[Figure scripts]
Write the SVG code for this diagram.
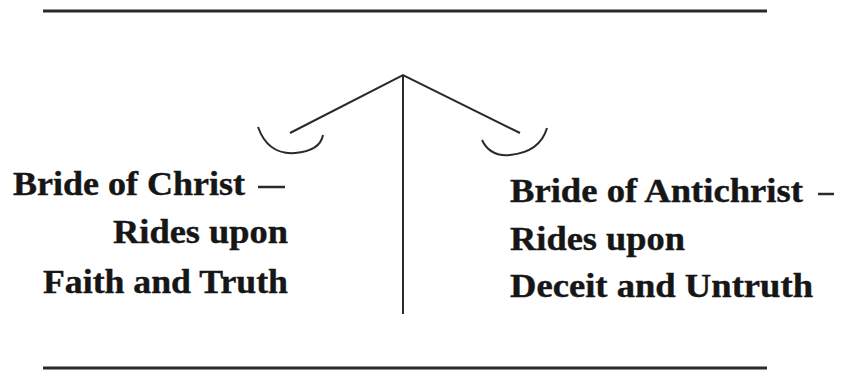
<svg xmlns="http://www.w3.org/2000/svg" width="848" height="381" viewBox="0 0 848 381">
<style>
text{font-family:'Liberation Serif','Times New Roman',Times,serif;font-weight:700;font-size:33px;fill:#161616;stroke:#161616;stroke-width:0.4}
.ln{stroke:#2a2a2a;fill:none;stroke-linecap:butt}
</style>
<rect width="848" height="381" fill="#fff"/>
<g id="rules">
<line class="ln" x1="43" y1="11" x2="767" y2="11" stroke-width="3"/>
<line class="ln" x1="43" y1="368" x2="767" y2="368" stroke-width="3"/>
</g>
<g id="scale">
<line class="ln" x1="403" y1="75" x2="403" y2="314" stroke-width="2"/>
<polyline class="ln" points="290,133 403,75 520,133" stroke-width="2"/>
<path class="ln" d="M258,127 Q268,155 295,153 Q320,151 323,135" stroke-width="2"/>
<path class="ln" d="M482,140 Q490,157 510,155 Q540,152 547,128" stroke-width="2"/>
</g>
<g id="left-label">
<text x="13" y="195" textLength="232" lengthAdjust="spacingAndGlyphs">Bride of Christ</text>
<line class="ln" x1="258" y1="187" x2="285" y2="187" stroke-width="2.5"/>
<text x="113" y="243" textLength="175" lengthAdjust="spacingAndGlyphs">Rides upon</text>
<text x="43" y="293" textLength="245" lengthAdjust="spacingAndGlyphs">Faith and Truth</text>
</g>
<g id="right-label">
<text x="510" y="202" textLength="293" lengthAdjust="spacingAndGlyphs">Bride of Antichrist</text>
<line class="ln" x1="818" y1="194" x2="834" y2="194" stroke-width="2.5"/>
<text x="510" y="250" textLength="175" lengthAdjust="spacingAndGlyphs">Rides upon</text>
<text x="510" y="297" textLength="303" lengthAdjust="spacingAndGlyphs">Deceit and Untruth</text>
</g>
</svg>
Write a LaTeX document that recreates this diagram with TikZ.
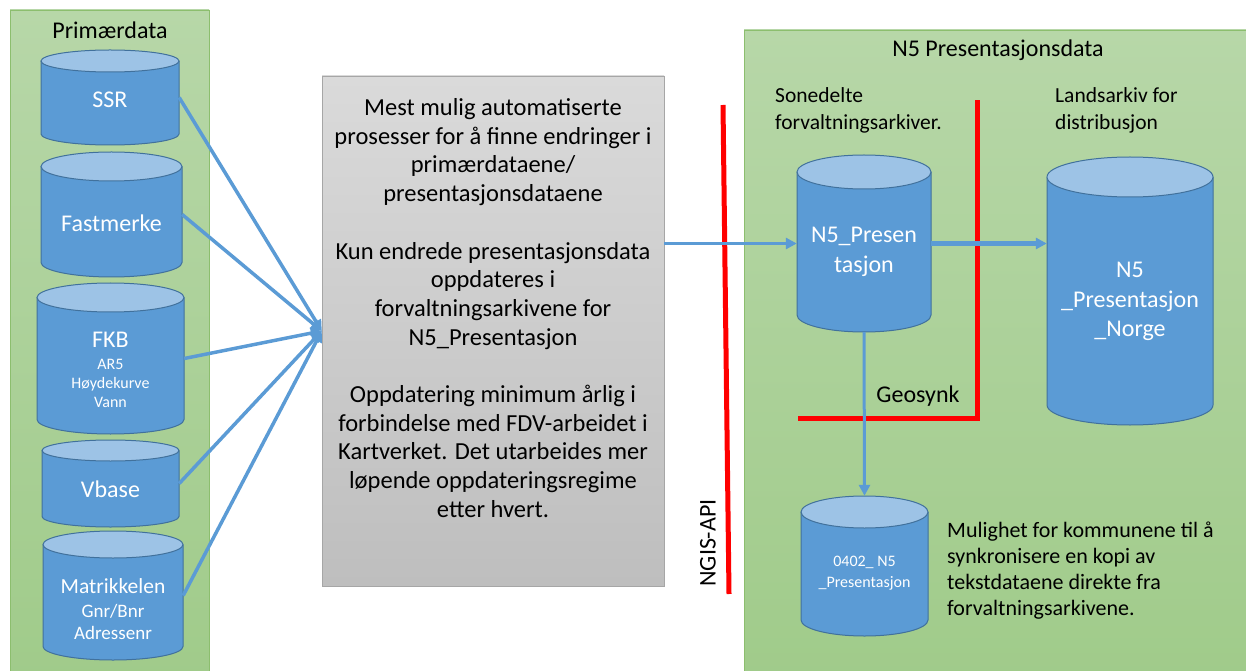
\documentclass[tikz,border=0pt]{standalone}
\usepackage{fontspec}
\setmainfont{Carlito}
\usetikzlibrary{arrows.meta,positioning}
\definecolor{cylblue}{RGB}{91,155,213}
\definecolor{cyltop}{RGB}{157,195,230}
\definecolor{cyledge}{RGB}{65,113,156}
\definecolor{greentop}{RGB}{183,215,168}
\definecolor{greenbot}{RGB}{160,203,138}
\definecolor{greenedge}{RGB}{140,190,110}
\definecolor{graytop}{RGB}{218,218,218}
\definecolor{graybot}{RGB}{190,190,190}
\tikzset{>={Triangle[length=11pt,width=11pt]}}
\tikzset{
  cylbody/.style={fill=cylblue},
  cylline/.style={draw=cyledge,line width=1pt},
  dbtext/.style={text=white,align=center,font=\fontsize{24}{29}\selectfont},
  dbsmall/.style={text=white,align=center,font=\fontsize{16}{19}\selectfont},
  plain/.style={align=left,inner sep=0pt,font=\fontsize{22}{26}\selectfont},
  feed/.style={draw=cylblue,line width=3.5pt,->},
  redline/.style={draw=red,line width=5pt},
  panel/.style={top color=greentop,bottom color=greenbot,draw=greenedge,line width=0.8pt},
}
% cylinder: name, centre x, top ellipse y, bottom ellipse y, half width, y radius
\newcommand{\dbcyl}[6]{%
  \fill[cylbody] ({#2-#5},#3) -- ({#2-#5},#4) arc[start angle=180,end angle=360,x radius=#5,y radius=#6] -- ({#2+#5},#3) -- cycle;
  \draw[cylline] ({#2-#5},#3) -- ({#2-#5},#4) arc[start angle=180,end angle=360,x radius=#5,y radius=#6] -- ({#2+#5},#3);
  \draw[cylline,fill=cyltop] (#2,#3) ellipse[x radius=#5,y radius=#6];
  \node[inner sep=0pt,minimum width={2*#5*1pt},minimum height={(#3-#4+2*#6)*1pt}] (#1) at (#2,{(#3+#4)/2}) {};
}
\begin{document}
\begin{tikzpicture}[x=1pt,y=1pt]
  \useasboundingbox (0,0) rectangle (1246,670);
  % panels
  \shadedraw[panel] (10,-10) rectangle (209,660);
  \shadedraw[panel] (744,-10) rectangle (1260,640);
  \node[font=\fontsize{24}{29}\selectfont] (prim) at (110,640) {Primærdata};
  \node[font=\fontsize{24}{29}\selectfont] (pres) at (998,620) {N5 Presentasjonsdata};
  % primary data
  \dbcyl{ssr}{110}{609}{536}{69}{11}
  \dbcyl{fm}{111.5}{503.5}{407.5}{70.5}{14.5}
  \dbcyl{fkb}{110.5}{372.5}{250.5}{73.5}{14.5}
  \dbcyl{vb}{110.5}{219.5}{153.5}{68.5}{10.5}
  \dbcyl{mat}{113}{125.5}{23.5}{70}{13.5}
  \node[dbtext,yshift=-2.5pt] (ssrtext) at (ssr) {SSR};
  \node[dbtext,yshift=-8.5pt] (fmtext) at (fm) {Fastmerke};
  \node[dbtext] (fkbtext) at (110.5,330) {FKB};
  \node[dbsmall] (fkbsub) at (110.5,287) {AR5\\Høydekurve\\Vann};
  \node[dbtext,yshift=-5.5pt] (vbtext) at (vb) {Vbase};
  \node[dbtext,font=\fontsize{21.5}{25}\selectfont] (mattext) at (113,84) {Matrikkelen};
  \node[dbtext,font=\fontsize{19}{22}\selectfont] (matsub) at (113,48) {Gnr/Bnr\\Adressenr};
  % process box
  \node[top color=graytop,bottom color=graybot,draw=gray!70,minimum width=342pt,minimum height=510pt] (proc) at (493,339) {};
  \node[align=center,font=\fontsize{24.5}{28.7}\selectfont] (proctext) at (493,362) {Mest mulig automatiserte\\prosesser for å finne endringer i\\primærdataene/\\presentasjonsdataene\\[28.7pt]Kun endrede presentasjonsdata\\oppdateres i\\forvaltningsarkivene for\\N5\_Presentasjon\\[28.7pt]Oppdatering minimum årlig i\\forbindelse med FDV-arbeidet i\\Kartverket. Det utarbeides mer\\løpende oppdateringsregime\\etter hvert.};
  % presentation data
  \node[plain,font=\fontsize{21.5}{27}\selectfont,anchor=west] (sone) at (775,559.5) {Sonedelte\\forvaltningsarkiver.};
  \node[plain,font=\fontsize{21.5}{27}\selectfont,anchor=west] (land) at (1055,559.5) {Landsarkiv for\\distribusjon};
  \draw[redline] (723,565) -- (729,76);% NGIS-API
  \draw[redline] (798,252) -- (977,252) -- (977,570);
  \node[font=\fontsize{24}{29}\selectfont,rotate=90] (ngis) at (708,127) {NGIS-API};
  \node[font=\fontsize{24}{29}\selectfont] (geo) at (918,274) {Geosynk};
  \dbcyl{n5}{864}{498}{355}{67}{17}
  \dbcyl{big}{1130}{493}{265}{83}{20}
  \dbcyl{small}{864.5}{158}{50}{63.5}{16}
  \node[dbtext,font=\fontsize{24}{30}\selectfont] (n5text) at (864,418) {N5\_Presen\\tasjon};
  \node[dbtext,font=\fontsize{24}{29.5}\selectfont] (bigtext) at (1130,368.5) {N5\\\_Presentasjon\\\_Norge};
  \node[dbsmall,font=\fontsize{16}{21}\selectfont] (smalltext) at (864.5,96.5) {0402\_ N5\\\_Presentasjon};
  \node[plain,anchor=west] (mulig) at (947,99) {Mulighet for kommunene til å\\synkronisere en kopi av\\tekstdataene direkte fra\\forvaltningsarkivene.};
  % connectors
  \foreach \c in {ssr,fm,fkb,vb,mat}
    \draw[feed] (\c.east) -- (proc.west);
  \draw[feed,line width=3pt] (n5.west -| proc.east) -- (n5.west);
  \draw[feed,line width=5pt] (n5.east) -- (n5.east -| big.west);
  \draw[feed,line width=3pt] (n5.south) -- (small.north);
\end{tikzpicture}
\end{document}
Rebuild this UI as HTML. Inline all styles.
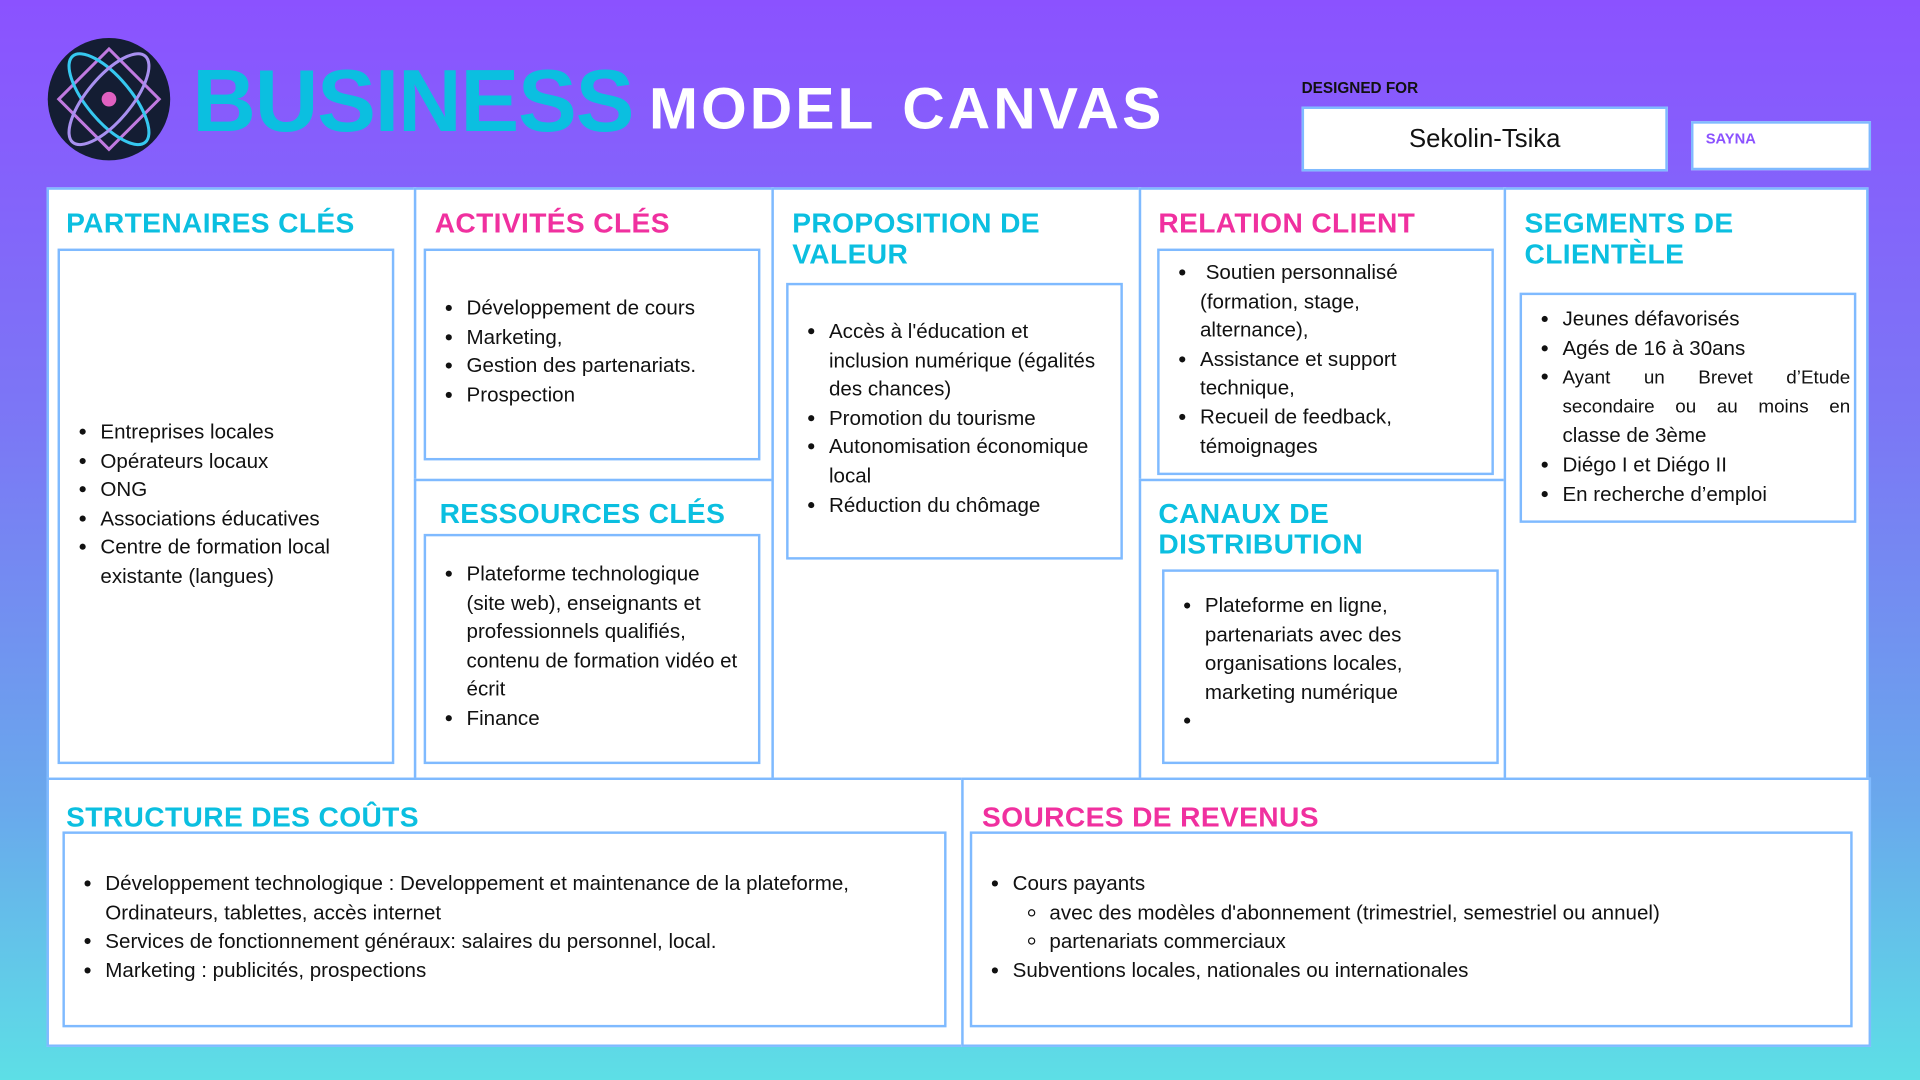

* [Exercise aim]
Search the listing above for the string "Write". Copy every line that contains it.

* [Response to this exercise]
Write the SVG code for this diagram.
Write a LaTeX document that recreates this diagram with TikZ.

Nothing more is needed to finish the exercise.